Data lines:
━━━━━━━━━━━━━━━━
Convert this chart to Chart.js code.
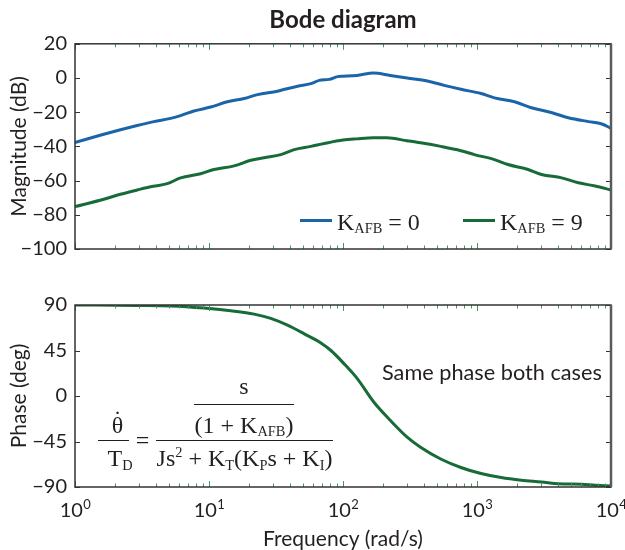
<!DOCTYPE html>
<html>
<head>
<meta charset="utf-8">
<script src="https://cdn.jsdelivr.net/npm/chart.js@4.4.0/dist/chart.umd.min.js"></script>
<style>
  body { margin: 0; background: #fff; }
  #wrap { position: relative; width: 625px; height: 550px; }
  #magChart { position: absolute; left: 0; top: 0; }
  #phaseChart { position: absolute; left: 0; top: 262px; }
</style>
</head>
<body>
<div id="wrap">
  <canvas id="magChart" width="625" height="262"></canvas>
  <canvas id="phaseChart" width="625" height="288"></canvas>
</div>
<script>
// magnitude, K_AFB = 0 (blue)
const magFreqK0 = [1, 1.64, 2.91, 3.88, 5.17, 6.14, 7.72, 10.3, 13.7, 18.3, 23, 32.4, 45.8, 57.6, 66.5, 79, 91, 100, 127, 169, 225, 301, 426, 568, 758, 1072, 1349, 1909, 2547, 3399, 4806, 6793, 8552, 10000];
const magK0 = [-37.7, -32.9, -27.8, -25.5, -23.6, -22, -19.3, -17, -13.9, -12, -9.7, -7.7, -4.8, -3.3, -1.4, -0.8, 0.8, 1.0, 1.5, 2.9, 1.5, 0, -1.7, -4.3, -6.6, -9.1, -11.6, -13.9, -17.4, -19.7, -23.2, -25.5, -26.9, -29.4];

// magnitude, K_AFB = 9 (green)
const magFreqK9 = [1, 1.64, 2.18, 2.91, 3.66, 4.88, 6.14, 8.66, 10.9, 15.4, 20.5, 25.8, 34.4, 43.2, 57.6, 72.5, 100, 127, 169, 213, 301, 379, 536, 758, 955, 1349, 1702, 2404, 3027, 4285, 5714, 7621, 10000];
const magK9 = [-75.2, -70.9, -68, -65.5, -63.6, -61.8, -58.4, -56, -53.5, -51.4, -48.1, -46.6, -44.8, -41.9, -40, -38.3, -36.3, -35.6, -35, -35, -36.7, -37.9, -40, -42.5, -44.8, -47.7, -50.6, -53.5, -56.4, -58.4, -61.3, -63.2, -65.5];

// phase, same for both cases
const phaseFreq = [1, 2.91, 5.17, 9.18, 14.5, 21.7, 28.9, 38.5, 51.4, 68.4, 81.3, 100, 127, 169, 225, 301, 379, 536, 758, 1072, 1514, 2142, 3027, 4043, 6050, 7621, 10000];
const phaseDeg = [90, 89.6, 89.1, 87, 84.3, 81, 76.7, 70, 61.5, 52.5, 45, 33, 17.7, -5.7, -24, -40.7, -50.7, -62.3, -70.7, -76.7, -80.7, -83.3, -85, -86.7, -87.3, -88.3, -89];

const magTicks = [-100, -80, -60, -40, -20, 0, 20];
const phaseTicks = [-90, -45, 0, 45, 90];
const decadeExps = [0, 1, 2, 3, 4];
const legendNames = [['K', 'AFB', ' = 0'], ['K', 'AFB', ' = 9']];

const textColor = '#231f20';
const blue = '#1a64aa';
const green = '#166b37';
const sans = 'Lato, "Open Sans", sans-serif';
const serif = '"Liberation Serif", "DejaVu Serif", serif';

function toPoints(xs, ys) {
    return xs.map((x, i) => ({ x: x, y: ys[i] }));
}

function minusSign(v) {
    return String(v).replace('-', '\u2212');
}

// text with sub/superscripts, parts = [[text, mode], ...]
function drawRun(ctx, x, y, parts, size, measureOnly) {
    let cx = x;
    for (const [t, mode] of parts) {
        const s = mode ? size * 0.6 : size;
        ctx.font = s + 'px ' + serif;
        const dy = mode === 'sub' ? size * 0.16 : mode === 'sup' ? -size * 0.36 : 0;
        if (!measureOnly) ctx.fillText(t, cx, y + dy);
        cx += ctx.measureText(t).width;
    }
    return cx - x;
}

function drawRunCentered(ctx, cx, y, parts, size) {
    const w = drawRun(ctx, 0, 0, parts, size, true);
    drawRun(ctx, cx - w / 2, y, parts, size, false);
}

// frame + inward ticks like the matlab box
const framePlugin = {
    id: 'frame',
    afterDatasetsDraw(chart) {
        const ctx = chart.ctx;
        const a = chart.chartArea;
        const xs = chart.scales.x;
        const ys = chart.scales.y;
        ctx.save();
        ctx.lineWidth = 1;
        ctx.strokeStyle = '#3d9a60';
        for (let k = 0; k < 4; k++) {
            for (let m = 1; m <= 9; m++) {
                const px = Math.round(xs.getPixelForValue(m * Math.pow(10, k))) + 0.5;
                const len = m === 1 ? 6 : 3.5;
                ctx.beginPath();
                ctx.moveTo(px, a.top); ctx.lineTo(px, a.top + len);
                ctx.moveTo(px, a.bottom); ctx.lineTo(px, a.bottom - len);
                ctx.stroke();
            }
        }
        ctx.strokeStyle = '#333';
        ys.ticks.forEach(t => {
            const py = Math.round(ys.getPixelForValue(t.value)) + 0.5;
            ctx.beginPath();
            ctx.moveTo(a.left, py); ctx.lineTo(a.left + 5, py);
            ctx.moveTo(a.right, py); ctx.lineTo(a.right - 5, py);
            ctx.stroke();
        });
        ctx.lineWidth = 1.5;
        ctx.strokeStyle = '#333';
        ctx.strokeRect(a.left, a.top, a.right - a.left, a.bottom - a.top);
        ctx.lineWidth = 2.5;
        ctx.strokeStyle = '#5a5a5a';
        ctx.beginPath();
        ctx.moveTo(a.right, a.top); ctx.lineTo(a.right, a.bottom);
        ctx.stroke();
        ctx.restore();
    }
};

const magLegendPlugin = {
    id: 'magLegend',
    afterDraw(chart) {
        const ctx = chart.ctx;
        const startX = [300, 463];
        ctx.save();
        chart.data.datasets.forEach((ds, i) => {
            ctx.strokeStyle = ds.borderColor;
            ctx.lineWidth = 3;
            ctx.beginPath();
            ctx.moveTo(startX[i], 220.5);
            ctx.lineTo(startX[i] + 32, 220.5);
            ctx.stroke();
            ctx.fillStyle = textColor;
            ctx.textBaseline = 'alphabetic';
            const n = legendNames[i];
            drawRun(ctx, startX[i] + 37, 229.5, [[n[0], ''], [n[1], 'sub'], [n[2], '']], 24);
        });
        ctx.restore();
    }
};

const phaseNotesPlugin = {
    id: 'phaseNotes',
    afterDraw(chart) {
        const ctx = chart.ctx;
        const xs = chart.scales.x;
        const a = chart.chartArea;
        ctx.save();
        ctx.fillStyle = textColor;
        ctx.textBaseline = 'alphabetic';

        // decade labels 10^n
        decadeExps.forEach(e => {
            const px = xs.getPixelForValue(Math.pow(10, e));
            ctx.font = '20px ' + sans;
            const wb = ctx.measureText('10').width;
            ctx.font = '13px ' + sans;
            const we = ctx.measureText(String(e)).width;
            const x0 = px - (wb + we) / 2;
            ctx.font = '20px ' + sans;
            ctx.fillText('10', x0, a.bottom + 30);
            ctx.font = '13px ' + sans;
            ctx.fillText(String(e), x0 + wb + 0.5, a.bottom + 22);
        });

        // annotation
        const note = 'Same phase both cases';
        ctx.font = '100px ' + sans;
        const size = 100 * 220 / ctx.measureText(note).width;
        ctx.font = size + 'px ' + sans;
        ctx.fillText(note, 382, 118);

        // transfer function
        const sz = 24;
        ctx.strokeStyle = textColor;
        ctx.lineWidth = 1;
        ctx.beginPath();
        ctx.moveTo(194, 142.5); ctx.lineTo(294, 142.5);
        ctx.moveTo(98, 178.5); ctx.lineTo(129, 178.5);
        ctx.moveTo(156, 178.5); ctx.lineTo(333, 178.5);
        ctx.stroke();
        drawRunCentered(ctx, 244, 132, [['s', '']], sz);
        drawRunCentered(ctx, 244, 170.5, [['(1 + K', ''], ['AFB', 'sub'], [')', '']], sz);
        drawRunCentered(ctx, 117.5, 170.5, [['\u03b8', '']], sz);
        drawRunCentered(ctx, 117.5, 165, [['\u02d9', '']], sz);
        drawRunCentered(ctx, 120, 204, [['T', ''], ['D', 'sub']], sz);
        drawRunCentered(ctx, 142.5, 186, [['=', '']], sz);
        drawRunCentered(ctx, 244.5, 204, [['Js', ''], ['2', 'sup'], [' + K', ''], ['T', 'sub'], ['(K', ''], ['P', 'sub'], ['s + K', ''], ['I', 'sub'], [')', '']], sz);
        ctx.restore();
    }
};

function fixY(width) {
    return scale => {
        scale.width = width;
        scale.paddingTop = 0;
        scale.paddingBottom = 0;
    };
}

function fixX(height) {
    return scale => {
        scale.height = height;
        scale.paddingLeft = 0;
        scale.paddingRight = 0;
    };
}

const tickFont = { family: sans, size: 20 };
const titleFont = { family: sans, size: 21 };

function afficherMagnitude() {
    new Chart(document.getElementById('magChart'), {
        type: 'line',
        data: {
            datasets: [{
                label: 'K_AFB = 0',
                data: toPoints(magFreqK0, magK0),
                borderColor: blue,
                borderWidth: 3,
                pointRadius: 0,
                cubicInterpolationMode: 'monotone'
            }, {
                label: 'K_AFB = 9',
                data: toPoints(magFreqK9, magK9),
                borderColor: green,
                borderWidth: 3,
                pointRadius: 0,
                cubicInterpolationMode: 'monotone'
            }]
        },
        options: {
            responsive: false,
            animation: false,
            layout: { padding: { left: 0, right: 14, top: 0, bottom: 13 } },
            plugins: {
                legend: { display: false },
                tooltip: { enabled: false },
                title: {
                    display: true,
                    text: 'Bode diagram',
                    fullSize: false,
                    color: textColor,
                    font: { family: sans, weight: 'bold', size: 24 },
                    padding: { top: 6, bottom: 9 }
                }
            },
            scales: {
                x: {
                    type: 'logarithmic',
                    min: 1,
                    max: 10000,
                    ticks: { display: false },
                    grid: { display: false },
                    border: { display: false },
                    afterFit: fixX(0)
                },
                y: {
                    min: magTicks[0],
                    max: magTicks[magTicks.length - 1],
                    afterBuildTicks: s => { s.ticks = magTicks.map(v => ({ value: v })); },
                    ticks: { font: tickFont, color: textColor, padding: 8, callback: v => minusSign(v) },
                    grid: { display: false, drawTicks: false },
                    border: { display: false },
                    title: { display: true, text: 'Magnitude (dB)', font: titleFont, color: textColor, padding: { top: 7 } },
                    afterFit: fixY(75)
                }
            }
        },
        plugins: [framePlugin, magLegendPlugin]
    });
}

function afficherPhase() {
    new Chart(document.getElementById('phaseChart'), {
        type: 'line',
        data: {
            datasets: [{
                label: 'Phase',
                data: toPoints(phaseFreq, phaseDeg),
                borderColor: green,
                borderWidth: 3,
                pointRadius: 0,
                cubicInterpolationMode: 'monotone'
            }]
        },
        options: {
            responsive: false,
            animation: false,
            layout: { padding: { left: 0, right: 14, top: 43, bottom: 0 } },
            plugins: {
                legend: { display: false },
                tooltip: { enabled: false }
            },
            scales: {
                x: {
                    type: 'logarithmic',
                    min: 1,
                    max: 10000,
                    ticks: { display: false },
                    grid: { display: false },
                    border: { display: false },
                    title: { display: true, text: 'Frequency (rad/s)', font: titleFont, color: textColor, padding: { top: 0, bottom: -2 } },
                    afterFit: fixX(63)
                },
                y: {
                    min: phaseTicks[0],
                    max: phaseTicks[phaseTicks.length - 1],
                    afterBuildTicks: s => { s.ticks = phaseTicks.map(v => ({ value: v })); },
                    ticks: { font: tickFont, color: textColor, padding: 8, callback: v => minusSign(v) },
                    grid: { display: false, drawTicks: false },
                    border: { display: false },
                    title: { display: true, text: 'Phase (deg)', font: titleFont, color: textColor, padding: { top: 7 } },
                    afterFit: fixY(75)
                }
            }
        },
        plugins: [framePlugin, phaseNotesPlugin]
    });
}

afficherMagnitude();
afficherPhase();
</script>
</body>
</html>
━━━━━━━━━━━━━━━━
Your instructions: Restate only the lines running from the start of the material above through the line containing "-61.3, -63.2, -65.5];", ends included. No pictures.

Solution to this task:
Convert this chart to Chart.js code.
<!DOCTYPE html>
<html>
<head>
<meta charset="utf-8">
<script src="https://cdn.jsdelivr.net/npm/chart.js@4.4.0/dist/chart.umd.min.js"></script>
<style>
  body { margin: 0; background: #fff; }
  #wrap { position: relative; width: 625px; height: 550px; }
  #magChart { position: absolute; left: 0; top: 0; }
  #phaseChart { position: absolute; left: 0; top: 262px; }
</style>
</head>
<body>
<div id="wrap">
  <canvas id="magChart" width="625" height="262"></canvas>
  <canvas id="phaseChart" width="625" height="288"></canvas>
</div>
<script>
// magnitude, K_AFB = 0 (blue)
const magFreqK0 = [1, 1.64, 2.91, 3.88, 5.17, 6.14, 7.72, 10.3, 13.7, 18.3, 23, 32.4, 45.8, 57.6, 66.5, 79, 91, 100, 127, 169, 225, 301, 426, 568, 758, 1072, 1349, 1909, 2547, 3399, 4806, 6793, 8552, 10000];
const magK0 = [-37.7, -32.9, -27.8, -25.5, -23.6, -22, -19.3, -17, -13.9, -12, -9.7, -7.7, -4.8, -3.3, -1.4, -0.8, 0.8, 1.0, 1.5, 2.9, 1.5, 0, -1.7, -4.3, -6.6, -9.1, -11.6, -13.9, -17.4, -19.7, -23.2, -25.5, -26.9, -29.4];

// magnitude, K_AFB = 9 (green)
const magFreqK9 = [1, 1.64, 2.18, 2.91, 3.66, 4.88, 6.14, 8.66, 10.9, 15.4, 20.5, 25.8, 34.4, 43.2, 57.6, 72.5, 100, 127, 169, 213, 301, 379, 536, 758, 955, 1349, 1702, 2404, 3027, 4285, 5714, 7621, 10000];
const magK9 = [-75.2, -70.9, -68, -65.5, -63.6, -61.8, -58.4, -56, -53.5, -51.4, -48.1, -46.6, -44.8, -41.9, -40, -38.3, -36.3, -35.6, -35, -35, -36.7, -37.9, -40, -42.5, -44.8, -47.7, -50.6, -53.5, -56.4, -58.4, -61.3, -63.2, -65.5];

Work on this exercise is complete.